If you noticed the Oaktree Twitter feed going a bit wild this week, it’s because a bunch of us had the pleasure of attending the United Nations Department of Information (UNDPI) conference at Melbourne’s Exhibition Centre.
The theme, “Advance Global Health: Achieve the MDGs” was chosen to refocus our efforts on achieving goals 4, 5 and 6: “reduce child mortality”, “improve maternal health” and “combat HIV/AIDS, malaria and other diseases”.
Basically, the conference was to act as a precursor to the MDG summit that will be held in New York later this month. The idea being that the NGO community would band together and find innovative ways to put health MDGs back on the map (currently they are the goals that are least likely to be achieved by the 2015 deadline).
Did the conference actually achieve this?
I’m not sure. The large contingent of Oaktree delegates managed to cover a lot of ground and attend most of the speaker sessions and workshops. But by and large, the reports I got from my colleagues sounded the same.
People in Oaktree found the sessions informative and enjoyed hearing from experts; but found it frustrating that there was no forum to discuss the things we’d just learned. There were plenty of networking opportunities, but no space where we could collaborate with our new contacts. And there were so many NGOs in attendance who wanted to push their own agendas that it was easy to feel like we couldn’t produce concrete outcomes. By the end of the conference you could hear an audible groan from the Oaktree peeps every time a delegate got up during a roundtable, ignored the expert debate that had just occurred, and hijacked the microphone to exclaim, “Learn Esperanto!!”
With that said, the youth session run on day two of the conference was wildly successful.

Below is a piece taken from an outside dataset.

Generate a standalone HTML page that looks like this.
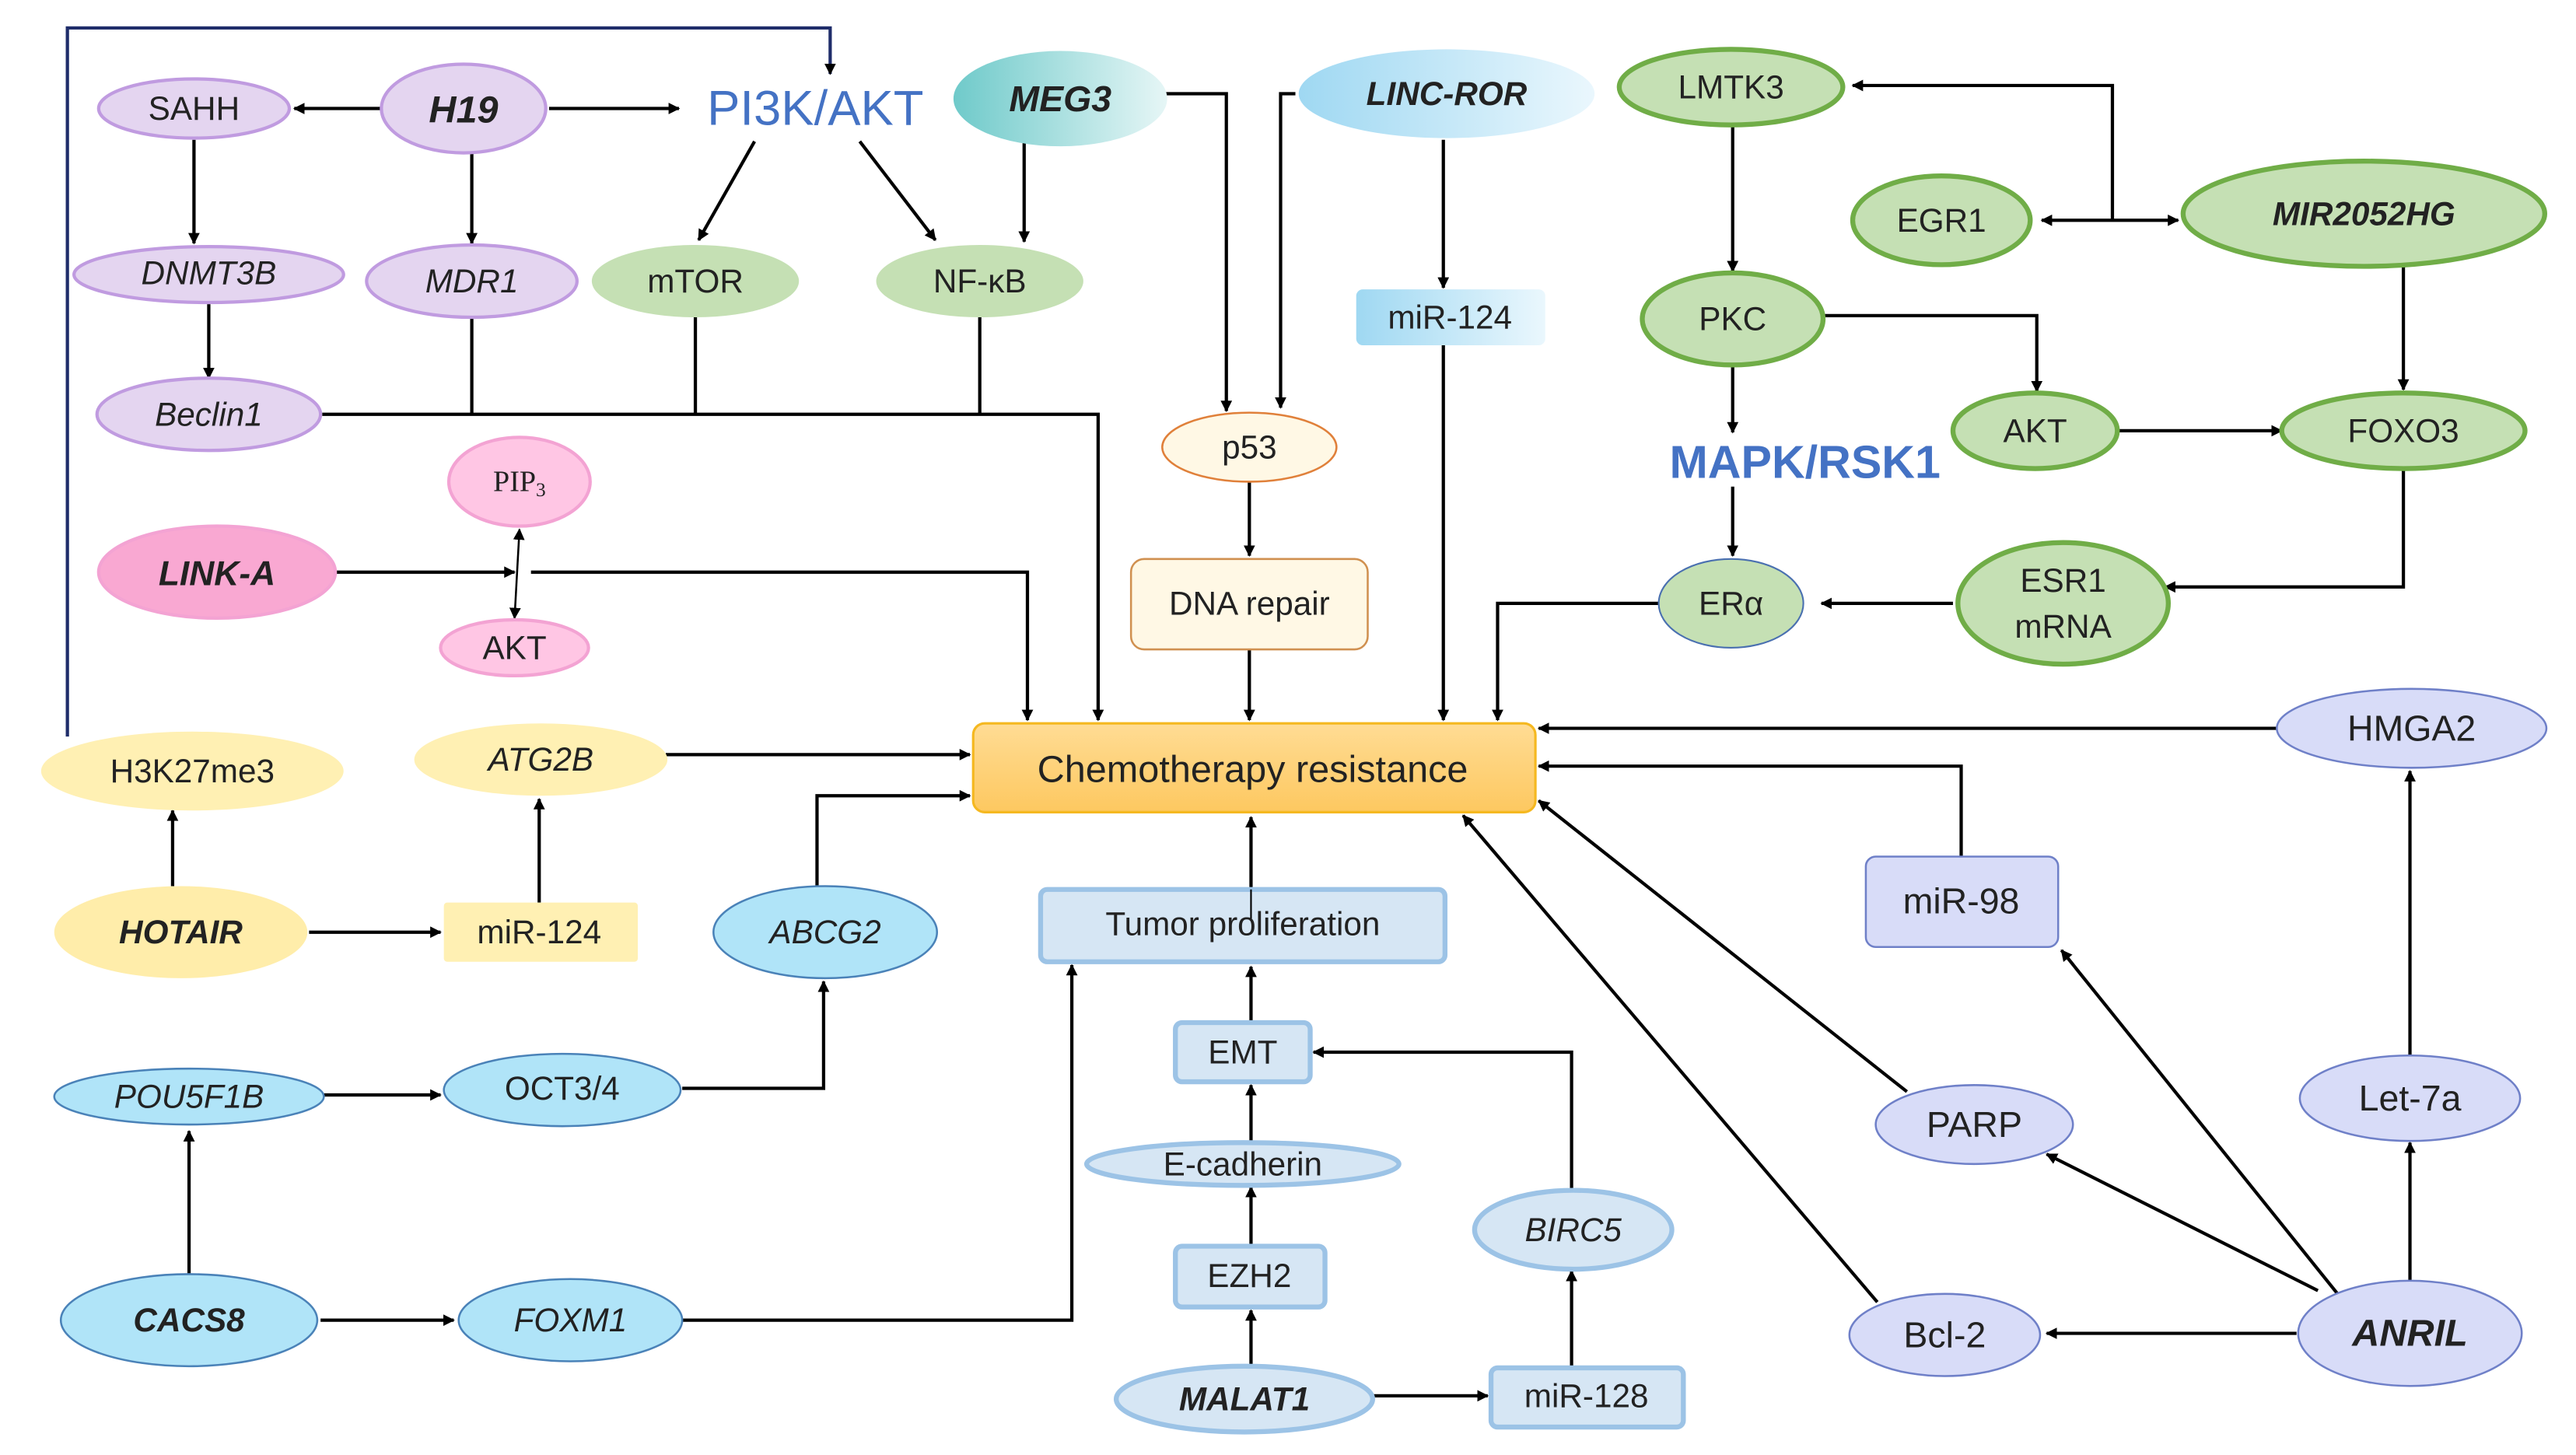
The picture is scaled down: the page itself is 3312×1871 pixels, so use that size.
<!DOCTYPE html>
<html><head><meta charset="utf-8"><style>html,body{margin:0;padding:0;background:#fff}svg{display:block}</style></head>
<body>
<svg width="3312" height="1871" viewBox="0 0 1567 885" preserveAspectRatio="none" xmlns="http://www.w3.org/2000/svg" font-family="'Liberation Sans Narrow','Liberation Sans',sans-serif">
<defs>
<marker id="a" viewBox="0 0 10 10" refX="9" refY="5" markerWidth="7" markerHeight="7" markerUnits="userSpaceOnUse" orient="auto-start-reverse"><path d="M0,0L10,5L0,10z" fill="#000"/></marker>
<linearGradient id="meg" x1="0" x2="1"><stop offset="0" stop-color="#6fcaca"/><stop offset="1" stop-color="#e6f6f6"/></linearGradient>
<linearGradient id="ror" x1="0" x2="1"><stop offset="0" stop-color="#9fd8f2"/><stop offset="1" stop-color="#eaf7fd"/></linearGradient>
<linearGradient id="chemo" x1="0" y1="0" x2="0" y2="1"><stop offset="0" stop-color="#ffdc94"/><stop offset="1" stop-color="#fdc860"/></linearGradient>
</defs>
<g fill="none" stroke="#000" stroke-width="2">
<polyline points="41,448 41,17 505,17 505,45" stroke="#1f2d6a" marker-end="url(#a)"/>
<line x1="232" y1="66" x2="179" y2="66" marker-end="url(#a)"/>
<line x1="334" y1="66" x2="413" y2="66" marker-end="url(#a)"/>
<line x1="118" y1="85" x2="118" y2="148" marker-end="url(#a)"/>
<line x1="287" y1="93" x2="287" y2="148" marker-end="url(#a)"/>
<line x1="459" y1="86" x2="425" y2="146" marker-end="url(#a)"/>
<line x1="523" y1="86" x2="569" y2="146" marker-end="url(#a)"/>
<line x1="623" y1="86" x2="623" y2="147" marker-end="url(#a)"/>
<line x1="127" y1="185" x2="127" y2="230" marker-end="url(#a)"/>
<polyline points="196,252 668,252 668,438" marker-end="url(#a)"/>
<line x1="287" y1="193" x2="287" y2="252"/>
<line x1="423" y1="193" x2="423" y2="252"/>
<line x1="596" y1="193" x2="596" y2="252"/>
<polyline points="708,57 746,57 746,250" marker-end="url(#a)"/>
<polyline points="788,57 779,57 779,248" marker-end="url(#a)"/>
<line x1="878" y1="85" x2="878" y2="175" marker-end="url(#a)"/>
<line x1="878" y1="210" x2="878" y2="438" marker-end="url(#a)"/>
<line x1="760" y1="293" x2="760" y2="338" marker-end="url(#a)"/>
<line x1="760" y1="395" x2="760" y2="438" marker-end="url(#a)"/>
<line x1="316" y1="322" x2="313" y2="376" stroke-width="1.2" marker-start="url(#a)" marker-end="url(#a)"/>
<line x1="204" y1="348" x2="313" y2="348" marker-end="url(#a)"/>
<polyline points="323,348 625,348 625,438" marker-end="url(#a)"/>
<line x1="405" y1="459" x2="590" y2="459" marker-end="url(#a)"/>
<line x1="105" y1="539" x2="105" y2="493" marker-end="url(#a)"/>
<line x1="188" y1="567" x2="268" y2="567" marker-end="url(#a)"/>
<line x1="328" y1="549" x2="328" y2="486" marker-end="url(#a)"/>
<polyline points="497,539 497,484 590,484" marker-end="url(#a)"/>
<line x1="197" y1="666" x2="268" y2="666" marker-end="url(#a)"/>
<polyline points="415,662 501,662 501,597" marker-end="url(#a)"/>
<line x1="115" y1="775" x2="115" y2="688" marker-end="url(#a)"/>
<line x1="195" y1="803" x2="276" y2="803" marker-end="url(#a)"/>
<polyline points="415,803 652,803 652,587" marker-end="url(#a)"/>
<line x1="761" y1="541" x2="761" y2="497" marker-end="url(#a)"/>
<line x1="761" y1="622" x2="761" y2="588" marker-end="url(#a)"/>
<line x1="761" y1="695" x2="761" y2="660" marker-end="url(#a)"/>
<line x1="761" y1="758" x2="761" y2="722" marker-end="url(#a)"/>
<line x1="761" y1="831" x2="761" y2="797" marker-end="url(#a)"/>
<line x1="835" y1="849" x2="905" y2="849" marker-end="url(#a)"/>
<line x1="956" y1="832" x2="956" y2="773" marker-end="url(#a)"/>
<polyline points="956,724 956,640 799,640" marker-end="url(#a)"/>
<line x1="1242" y1="134" x2="1325" y2="134" marker-start="url(#a)" marker-end="url(#a)"/>
<polyline points="1285,134 1285,52 1127,52" marker-end="url(#a)"/>
<line x1="1054" y1="76" x2="1054" y2="165" marker-end="url(#a)"/>
<polyline points="1108,192 1239,192 1239,238" marker-end="url(#a)"/>
<line x1="1054" y1="222" x2="1054" y2="263" marker-end="url(#a)"/>
<line x1="1054" y1="296" x2="1054" y2="338" marker-end="url(#a)"/>
<line x1="1289" y1="262" x2="1388" y2="262" marker-end="url(#a)"/>
<line x1="1462" y1="162" x2="1462" y2="237" marker-end="url(#a)"/>
<polyline points="1462,286 1462,357 1317,357" marker-end="url(#a)"/>
<line x1="1188" y1="367" x2="1108" y2="367" marker-end="url(#a)"/>
<polyline points="1009,367 911,367 911,438" marker-end="url(#a)"/>
<line x1="1385" y1="443" x2="936" y2="443" marker-end="url(#a)"/>
<polyline points="1193,521 1193,466 936,466" marker-end="url(#a)"/>
<line x1="1160" y1="664" x2="936" y2="487" marker-end="url(#a)"/>
<line x1="1142" y1="792" x2="890" y2="496" marker-end="url(#a)"/>
<line x1="1397" y1="811" x2="1245" y2="811" marker-end="url(#a)"/>
<line x1="1410" y1="785" x2="1245" y2="702" marker-end="url(#a)"/>
<line x1="1422" y1="787" x2="1254" y2="578" marker-end="url(#a)"/>
<line x1="1466" y1="779" x2="1466" y2="695" marker-end="url(#a)"/>
<line x1="1466" y1="642" x2="1466" y2="469" marker-end="url(#a)"/>
</g>
<g fill="#e4d5f0" stroke="#c09be0" stroke-width="2">
<ellipse cx="282" cy="66" rx="50" ry="27"/>
<ellipse cx="118" cy="66" rx="58" ry="18"/>
<ellipse cx="127" cy="167" rx="82" ry="17"/>
<ellipse cx="287" cy="171" rx="64" ry="22"/>
<ellipse cx="127" cy="252" rx="68" ry="22"/>
</g>
<g fill="#c5e0b4">
<ellipse cx="423" cy="171" rx="63" ry="22"/>
<ellipse cx="596" cy="171" rx="63" ry="22"/>
</g>
<ellipse cx="645" cy="60" rx="65" ry="29" fill="url(#meg)"/>
<ellipse cx="880" cy="57" rx="90" ry="27" fill="url(#ror)"/>
<rect x="825" y="176" width="115" height="34" rx="4" fill="url(#ror)"/>
<ellipse cx="760" cy="272" rx="53" ry="21" fill="#fff8e5" stroke="#e0803a" stroke-width="1.2"/>
<rect x="688" y="340" width="144" height="55" rx="8" fill="#fff8e5" stroke="#d09050" stroke-width="1.2"/>
<rect x="592" y="440" width="342" height="54" rx="7" fill="url(#chemo)" stroke="#f5b820" stroke-width="1.5"/>
<g fill="#ffc6e4" stroke="#f3a3d3" stroke-width="2">
<ellipse cx="316" cy="293" rx="43" ry="27"/>
<ellipse cx="313" cy="394" rx="45" ry="17"/>
<ellipse cx="132" cy="348" rx="72" ry="28" fill="#f9a8d2"/>
</g>
<g fill="#fff0b3">
<ellipse cx="117" cy="469" rx="92" ry="24"/>
<ellipse cx="329" cy="462" rx="77" ry="22"/>
<ellipse cx="110" cy="567" rx="77" ry="28" fill="#ffedaa"/>
<rect x="270" y="549" width="118" height="36" rx="2"/>
</g>
<g fill="#b0e4f8" stroke="#4a82b8" stroke-width="1.2">
<ellipse cx="502" cy="567" rx="68" ry="28"/>
<ellipse cx="115" cy="667" rx="82" ry="17"/>
<ellipse cx="342" cy="663" rx="72" ry="22"/>
<ellipse cx="115" cy="803" rx="78" ry="28"/>
<ellipse cx="347" cy="803" rx="68" ry="25"/>
</g>
<g fill="#d6e6f4" stroke="#9cc3e6" stroke-width="3">
<rect x="633" y="541" width="246" height="44" rx="4"/>
<rect x="715" y="622" width="82" height="36" rx="4"/>
<ellipse cx="756" cy="708" rx="95" ry="13"/>
<rect x="715" y="758" width="91" height="37" rx="4"/>
<ellipse cx="757" cy="851" rx="78" ry="20"/>
<rect x="907" y="832" width="117" height="36" rx="4"/>
<ellipse cx="957" cy="748" rx="60" ry="24"/>
</g>
<line x1="761" y1="541" x2="761" y2="560" stroke="#000" stroke-width="1"/>
<g fill="#c5e0b4" stroke="#70ad47" stroke-width="3">
<ellipse cx="1053" cy="53" rx="68" ry="23"/>
<ellipse cx="1181" cy="134" rx="54" ry="27"/>
<ellipse cx="1438" cy="130" rx="110" ry="32"/>
<ellipse cx="1054" cy="194" rx="55" ry="28"/>
<ellipse cx="1238" cy="262" rx="50" ry="23"/>
<ellipse cx="1462" cy="262" rx="74" ry="23"/>
<ellipse cx="1255" cy="367" rx="64" ry="37"/>
</g>
<ellipse cx="1053" cy="367" rx="44" ry="27" fill="#c5e0b4" stroke="#4a70b0" stroke-width="1"/>
<g fill="#d8dcf8" stroke="#6f80c8" stroke-width="1.2">
<ellipse cx="1467" cy="443" rx="82" ry="24"/>
<rect x="1135" y="521" width="117" height="55" rx="6"/>
<ellipse cx="1201" cy="684" rx="60" ry="24"/>
<ellipse cx="1183" cy="812" rx="58" ry="25"/>
<ellipse cx="1466" cy="811" rx="68" ry="32"/>
<ellipse cx="1466" cy="668" rx="67" ry="26"/>
</g>
<g font-size="20" fill="#222" text-anchor="middle" dominant-baseline="central">
<text x="282" y="67" font-weight="bold" font-style="italic" font-size="23">H19</text>
<text x="118" y="66">SAHH</text>
<text x="127" y="166" font-style="italic">DNMT3B</text>
<text x="287" y="171" font-style="italic">MDR1</text>
<text x="127" y="252" font-style="italic">Beclin1</text>
<text x="423" y="171">mTOR</text>
<text x="596" y="171">NF-κB</text>
<text x="496" y="66" font-size="30" fill="#4472c4">PI3K/AKT</text>
<text x="645" y="60" font-weight="bold" font-style="italic" font-size="22">MEG3</text>
<text x="880" y="57" font-weight="bold" font-style="italic">LINC-ROR</text>
<text x="882" y="193">miR-124</text>
<text x="760" y="272">p53</text>
<text x="760" y="367">DNA repair</text>
<text x="762" y="468" font-size="23">Chemotherapy resistance</text>
<text x="316" y="293" font-family="'Liberation Serif',serif" font-size="18">PIP<tspan font-size="12" dy="5">3</tspan></text>
<text x="313" y="394">AKT</text>
<text x="132" y="349" font-weight="bold" font-style="italic" font-size="21">LINK-A</text>
<text x="117" y="469">H3K27me3</text>
<text x="329" y="462" font-style="italic">ATG2B</text>
<text x="110" y="567" font-weight="bold" font-style="italic">HOTAIR</text>
<text x="328" y="567">miR-124</text>
<text x="502" y="567" font-style="italic">ABCG2</text>
<text x="115" y="667" font-style="italic">POU5F1B</text>
<text x="342" y="662">OCT3/4</text>
<text x="115" y="803" font-weight="bold" font-style="italic">CACS8</text>
<text x="347" y="803" font-style="italic">FOXM1</text>
<text x="756" y="562">Tumor proliferation</text>
<text x="756" y="640">EMT</text>
<text x="756" y="708">E-cadherin</text>
<text x="760" y="776">EZH2</text>
<text x="757" y="851" font-weight="bold" font-style="italic">MALAT1</text>
<text x="965" y="849">miR-128</text>
<text x="957" y="748" font-style="italic">BIRC5</text>
<text x="1053" y="53">LMTK3</text>
<text x="1181" y="134">EGR1</text>
<text x="1438" y="130" font-weight="bold" font-style="italic">MIR2052HG</text>
<text x="1054" y="194">PKC</text>
<text x="1098" y="281" font-size="28" font-weight="bold" fill="#4472c4">MAPK/RSK1</text>
<text x="1238" y="262">AKT</text>
<text x="1462" y="262">FOXO3</text>
<text x="1255" y="353">ESR1</text>
<text x="1255" y="381">mRNA</text>
<text x="1053" y="367">ERα</text>
<text x="1467" y="443" font-size="22">HMGA2</text>
<text x="1193" y="548" font-size="22">miR-98</text>
<text x="1201" y="684" font-size="22">PARP</text>
<text x="1183" y="812" font-size="22">Bcl-2</text>
<text x="1466" y="811" font-size="23" font-weight="bold" font-style="italic">ANRIL</text>
<text x="1466" y="668" font-size="22">Let-7a</text>
</g>
</svg>
</body></html>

I’m not just saying this because one of the speakers was our own Nick Allardice. The four speakers (Nick, Alice Bleby, Alischa Ross and Chris Varney) eschewed the customary panel discussion and divided the session into four groups where we could workshop our ideas for achieving the health MDGs.
I found Chris Varney’s (former UN Youth Representative) workshop particularly inspiring – the thirty or so people involved were taken through a hypothetical scenario aimed at breaking down generational barriers in the aid sector. The young people in the room were asked to put themselves in the shoes of a 40 year old manager in the aid sector and the older people were asked to take on the persona of a youth volunteer. Together, we nutted out the barriers that stop us from working together effectively, and came up with practical solutions.
It was useful to identify the different things that older and younger people bring to the table. This might sound naive, but having been in the youth sector for so long, I hadn’t properly thought about the qualities that skilled older people possess: experience, wisdom, a focus on accountability, and an outcomes-based approach.
Similarly, the lady who was sitting next to me (who was in her 60s) told me that she felt reinvigorated by the qualities that young activists have: optimism, innovation, technological awareness and stamina.
The workshop ended on a great note, and the participants hung back well into the lunch break to exchange contact details and make plans to collaborate again. Everyone agreed that all of our ideas would be useful in achieving the MDGs.
Well. Almost all of them. Naturally there was one gentleman who stood up and told us that the best way to halve extreme poverty by 2015 would be for “everyone to learn Esperanto.”
Patsy Niklas is Oaktree’s Communications Director










At the UN conference, I met a young man named Zak who is part of Oaktree and lives in Mt Martha or Mt Eliza. As I've lost his contact details could someone please forward his email address to me?
cheers
Sue Packham – RESULTS International Australia
That would be Zach Wheeler – you should be able to grab him on z.wheeler[at]theoaktree.org
Hope that's useful!
I'm sorry that someone who seems to be a representative of the Esperanto movement spoke oiut inappropriately. Esperanto certainly has a part to play in bringing about a better world. Of course Esperanto cannot solve all the world's many problems, but for over a century it has brought ordinary people of different nationalities and religions together.
Esperanto deserves a look, even if some of its speakers are over-enthusiastic!